Ohio’s First Humans
The first humans in what is now Ohio were not Europeans but rather the distant descendants of people who migrated east and south from Asia and began to create complex societies. By the 17th and 18th centuries, the region north of the Ohio River and west of the Appalachian Mountains had become a haven for a number of eastern Indigenous groups who pushed west to avoid war and pursue trade. Their influence continues to be seen throughout our region, evidenced in the diverse place names that linguists have traced to the many Native American groups who lived in or passed through the region.
Place Names Tell a Story
The name “Ohio'' comes from a Seneca (Iroquois) word, which means “good” or “great river.” The state’s major rivers, including the Muskingum and the Miami, continue to bear the names that different Native American groups gave them, written down by European traders, settlers, and early mapmakers.
Lenape or Delaware people forced west by European settlement named the river that begins near Lancaster and meanders through Southeastern Ohio to the Ohio River, “Hokhokken” or “Hokhochen.” This meant “bottle” or "gourd-shaped," an apparent reference to the shape of the waterfall near its source.
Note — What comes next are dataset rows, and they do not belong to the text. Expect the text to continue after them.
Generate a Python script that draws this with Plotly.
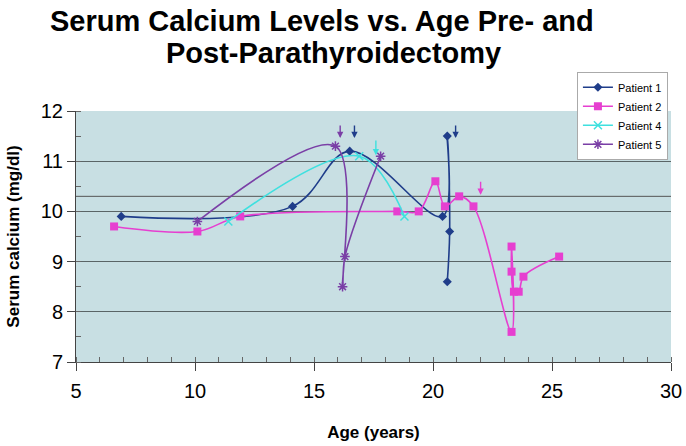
import plotly.graph_objects as go

# ---- data ----
p1_age = [6.9, 14.1, 16.5, 20.4, 20.6, 20.7, 20.6]
p1_ca = [9.9, 10.1, 11.2, 9.9, 11.5, 9.6, 8.6]

p2_age = [6.6, 10.1, 11.9, 18.5, 19.4, 20.1, 20.5, 21.1, 21.7, 23.3, 23.3, 23.3, 23.4, 23.6, 23.8, 25.3]
p2_ca = [9.7, 9.6, 9.9, 10.0, 10.0, 10.6, 10.1, 10.3, 10.1, 7.6, 9.3, 8.8, 8.4, 8.4, 8.7, 9.1]

p4_age = [11.4, 16.9, 18.8]
p4_ca = [9.8, 11.1, 9.9]

p5_age = [10.1, 15.9, 16.2, 16.3, 17.8]
p5_ca = [9.8, 11.3, 8.5, 9.1, 11.1]

# surgery arrows (age, tail value, tip value, patient)
arrow_age = [16.7, 20.95, 16.1, 17.6, 22.0]
arrow_tail = [11.74, 11.74, 11.74, 11.44, 10.62]
arrow_tip = [11.46, 11.46, 11.46, 11.12, 10.33]
arrow_patient = ["Patient 1", "Patient 1", "Patient 5", "Patient 4", "Patient 2"]

ref_level = 10.3

x_ticks = [5, 10, 15, 20, 25, 30]
y_ticks = [7, 8, 9, 10, 11, 12]

title_lines = ["Serum Calcium Levels vs. Age Pre- and", "Post-Parathyroidectomy"]

colors = {
    "Patient 1": "#1f3d8a",
    "Patient 2": "#e63fd0",
    "Patient 4": "#3fe0df",
    "Patient 5": "#7a3fa6",
}

FONT = "Liberation Sans, Arial, sans-serif"

fig = go.Figure()

series = [
    ("Patient 1", p1_age, p1_ca, dict(symbol="diamond", size=7)),
    ("Patient 2", p2_age, p2_ca, dict(symbol="square", size=8)),
    ("Patient 4", p4_age, p4_ca, dict(symbol="x-thin-open", size=8, line=dict(width=1.5))),
    ("Patient 5", p5_age, p5_ca, dict(symbol="asterisk-open", size=8, line=dict(width=1.5))),
]
for name, xs, ys, mk in series:
    c = colors[name]
    mk = dict(mk)
    mk["color"] = c
    if "line" in mk:
        mk["line"]["color"] = c
    fig.add_trace(go.Scatter(
        x=xs, y=ys, name=name, mode="lines+markers",
        line=dict(color=c, width=1.6, shape="spline", smoothing=1),
        marker=mk,
    ))

# reference line
fig.add_shape(type="line", xref="paper", x0=0, x1=1, yref="y", y0=ref_level, y1=ref_level,
              line=dict(color="#555555", width=1), layer="below")

for a, t0, t1, p in zip(arrow_age, arrow_tail, arrow_tip, arrow_patient):
    fig.add_annotation(x=a, y=t1, ax=a, ay=t0, xref="x", yref="y", axref="x", ayref="y",
                       text="", showarrow=True, arrowhead=2, arrowsize=0.9, arrowwidth=1.4,
                       arrowcolor=colors[p])

# title (two lines placed separately for tight line spacing)
fig.add_annotation(text="<b>%s</b>" % title_lines[0], xref="paper", yref="paper",
                   x=0.413, y=1.36, xanchor="center", yanchor="middle", showarrow=False,
                   font=dict(size=29, family=FONT, color="black"))
fig.add_annotation(text="<b>%s</b>" % title_lines[1], xref="paper", yref="paper",
                   x=0.432, y=1.23, xanchor="center", yanchor="middle", showarrow=False,
                   font=dict(size=29, family=FONT, color="black"))

fig.update_layout(
    width=686, height=446,
    margin=dict(l=76, r=15, t=111, b=84, autoexpand=False),
    paper_bgcolor="white",
    plot_bgcolor="#c8dfe3",
    font=dict(family=FONT, color="black"),
    legend=dict(
        xref="container", yref="container",
        x=0.841, y=0.839, xanchor="left", yanchor="top",
        bgcolor="white", bordercolor="#aaaaaa", borderwidth=1,
        font=dict(size=11, family=FONT),
        tracegroupgap=0, itemwidth=30,
    ),
    showlegend=True,
)

fig.update_xaxes(
    range=[5, 30], tickvals=x_ticks, ticks="outside", ticklen=8, tickcolor="#444",
    showline=True, linecolor="#444", linewidth=1, mirror=False, automargin=False,
    showgrid=False, zeroline=False,
    tickfont=dict(size=20, family=FONT), ticklabelstandoff=3,
    minor=dict(dtick=1, ticks="inside", ticklen=5, tickcolor="#666", showgrid=False),
    title=dict(text="<b>Age (years)</b>", font=dict(size=17, family=FONT), standoff=25),
)
fig.update_yaxes(
    range=[7, 12], tickvals=y_ticks, ticks="outside", ticklen=8, tickcolor="#444",
    showline=True, linecolor="#444", linewidth=1, automargin=False,
    showgrid=True, gridcolor="#5a6566", gridwidth=1, zeroline=False,
    tickfont=dict(size=20, family=FONT),
    minor=dict(dtick=0.5, ticks="inside", ticklen=5, tickcolor="#666", showgrid=False),
    title=dict(text="<b>Serum calcium (mg/dl)</b>", font=dict(size=17, family=FONT), standoff=16),
)

# remove the default page margin so the 686x446 figure fills the window exactly
fig.write_html("out.html",
               config={"displayModeBar": False},
               post_script="document.body.style.margin='0';document.body.style.overflow='hidden';")
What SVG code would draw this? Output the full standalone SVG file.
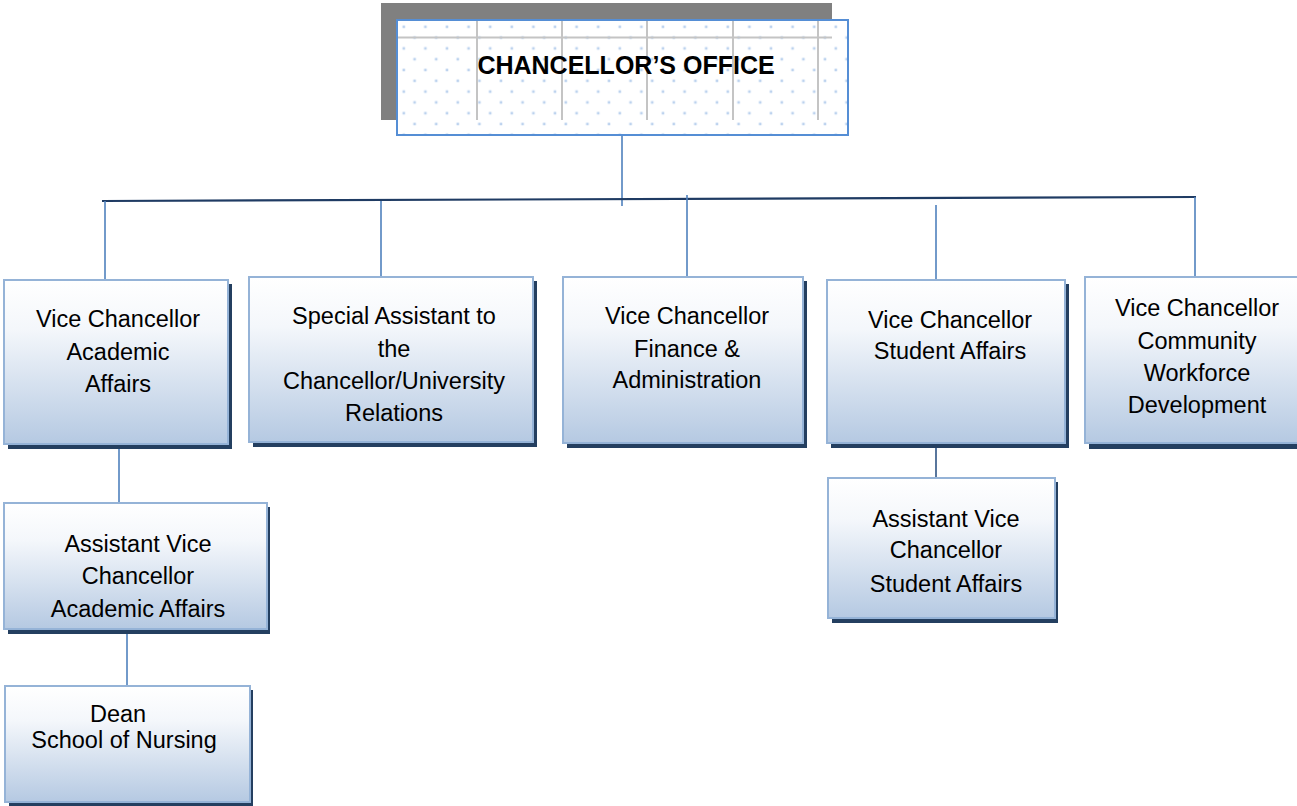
<svg xmlns="http://www.w3.org/2000/svg" width="1297" height="806" viewBox="0 0 1297 806">
<style>
.box{fill:url(#g);stroke:#95b3d7;stroke-width:2}
.sh{fill:#243f60}
.t{font-family:"Liberation Sans",Arial,sans-serif;font-size:23.5px;fill:#000;text-anchor:middle}
.c{stroke:#4f81bd;stroke-width:1.6;fill:none}
.grid{stroke:#c4c4c4;stroke-width:2}
</style>
<defs>
<linearGradient id="g" x1="0" y1="0" x2="0" y2="1">
<stop offset="0" stop-color="#ffffff"/>
<stop offset="0.3" stop-color="#f4f7fb"/>
<stop offset="1" stop-color="#b5c9e2"/>
</linearGradient>
<pattern id="dots" x="397" y="20" width="21.6" height="21.6" patternUnits="userSpaceOnUse">
<rect x="5.5" y="5.5" width="2.6" height="2.6" fill="#bcd2ee"/>
<rect x="16.3" y="16.3" width="2.6" height="2.6" fill="#bcd2ee"/>
</pattern>
<clipPath id="gc"><rect x="397" y="20" width="435" height="100"/></clipPath>
</defs>

<g id="connectors">
<line class="c" x1="622" y1="135" x2="622" y2="206"/>
<line x1="102" y1="201" x2="1196" y2="197" stroke="#1f3b63" stroke-width="2.2"/>
<line class="c" x1="105" y1="201" x2="105" y2="279"/>
<line class="c" x1="381" y1="201" x2="381" y2="276"/>
<line class="c" x1="687" y1="195" x2="687" y2="277"/>
<line class="c" x1="936" y1="205" x2="936" y2="279"/>
<line class="c" x1="1195" y1="197" x2="1195" y2="277"/>
<line class="c" x1="119" y1="444" x2="119" y2="502"/>
<line class="c" x1="127" y1="629" x2="127" y2="685"/>
<line x1="936" y1="443" x2="936" y2="477" stroke="#2f5484" stroke-width="1.6"/>
</g>

<g id="chancellor">
<rect x="381" y="3" width="451" height="117" fill="#808080"/>
<rect x="397" y="20" width="451" height="115" fill="#ffffff"/>
<rect x="397" y="20" width="451" height="115" fill="url(#dots)"/>
<g clip-path="url(#gc)">
<line class="grid" x1="397" y1="37.5" x2="832" y2="37.5"/>
<line class="grid" x1="477" y1="20" x2="477" y2="120"/>
<line class="grid" x1="562" y1="20" x2="562" y2="120"/>
<line class="grid" x1="647" y1="20" x2="647" y2="120"/>
<line class="grid" x1="733" y1="20" x2="733" y2="120"/>
<line class="grid" x1="818" y1="20" x2="818" y2="120"/>
</g>
<rect x="397" y="20" width="451" height="115" fill="none" stroke="#558ed5" stroke-width="2"/>
<text x="626" y="74" font-family="'Liberation Sans',Arial,sans-serif" font-size="25" font-weight="bold" text-anchor="middle">CHANCELLOR’S OFFICE</text>
</g>

<g id="vc-academic">
<rect class="sh" x="8" y="284" width="224" height="165"/>
<rect class="box" x="4" y="280" width="224" height="164"/>
<text class="t"><tspan x="118" y="327">Vice Chancellor</tspan><tspan x="118" y="360">Academic</tspan><tspan x="118" y="392">Affairs</tspan></text>
</g>

<g id="special-assistant">
<rect class="sh" x="253" y="281" width="284" height="166"/>
<rect class="box" x="249" y="277" width="284" height="165"/>
<text class="t"><tspan x="394" y="324">Special Assistant to</tspan><tspan x="394" y="357">the</tspan><tspan x="394" y="389">Chancellor/University</tspan><tspan x="394" y="421">Relations</tspan></text>
</g>

<g id="vc-finance">
<rect class="sh" x="567" y="281" width="240" height="167"/>
<rect class="box" x="563" y="277" width="240" height="166"/>
<text class="t"><tspan x="687" y="324">Vice Chancellor</tspan><tspan x="687" y="357">Finance &amp;</tspan><tspan x="687" y="388">Administration</tspan></text>
</g>

<g id="vc-student">
<rect class="sh" x="831" y="284" width="238" height="164"/>
<rect class="box" x="827" y="280" width="238" height="163"/>
<text class="t"><tspan x="950" y="328">Vice Chancellor</tspan><tspan x="950" y="359">Student Affairs</tspan></text>
</g>

<g id="vc-community">
<rect class="sh" x="1089" y="281" width="212" height="168"/>
<rect class="box" x="1085" y="277" width="214" height="166"/>
<text class="t"><tspan x="1197" y="316">Vice Chancellor</tspan><tspan x="1197" y="349">Community</tspan><tspan x="1197" y="381">Workforce</tspan><tspan x="1197" y="413">Development</tspan></text>
</g>

<g id="avc-academic">
<rect class="sh" x="8" y="507" width="262" height="127"/>
<rect class="box" x="4" y="503" width="263" height="126"/>
<text class="t"><tspan x="138" y="552">Assistant Vice</tspan><tspan x="138" y="584">Chancellor</tspan><tspan x="138" y="617">Academic Affairs</tspan></text>
</g>

<g id="dean-nursing">
<rect class="sh" x="9" y="690" width="244" height="116"/>
<rect class="box" x="5" y="686" width="245" height="116"/>
<text class="t"><tspan x="118" y="722">Dean</tspan><tspan x="124" y="748">School of Nursing</tspan></text>
</g>

<g id="avc-student">
<rect class="sh" x="832" y="482" width="226" height="141"/>
<rect class="box" x="828" y="478" width="227" height="140"/>
<text class="t"><tspan x="946" y="527">Assistant Vice</tspan><tspan x="946" y="558">Chancellor</tspan><tspan x="946" y="592">Student Affairs</tspan></text>
</g>
</svg>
English-speaking settlers called it the Hockhocking River, and by the 19th century, most Athenians knew it simply as the “Hocking River.”
The names of 14 of Ohio’s 88 counties draw from Native American words, including Ashtabula (Algonquian), Coshocton (Delaware), and Pickaway (Shawnee). Other counties are named after entire groups like the Huron, Ottawa, Seneca, Tuscarawas, and Wyandot.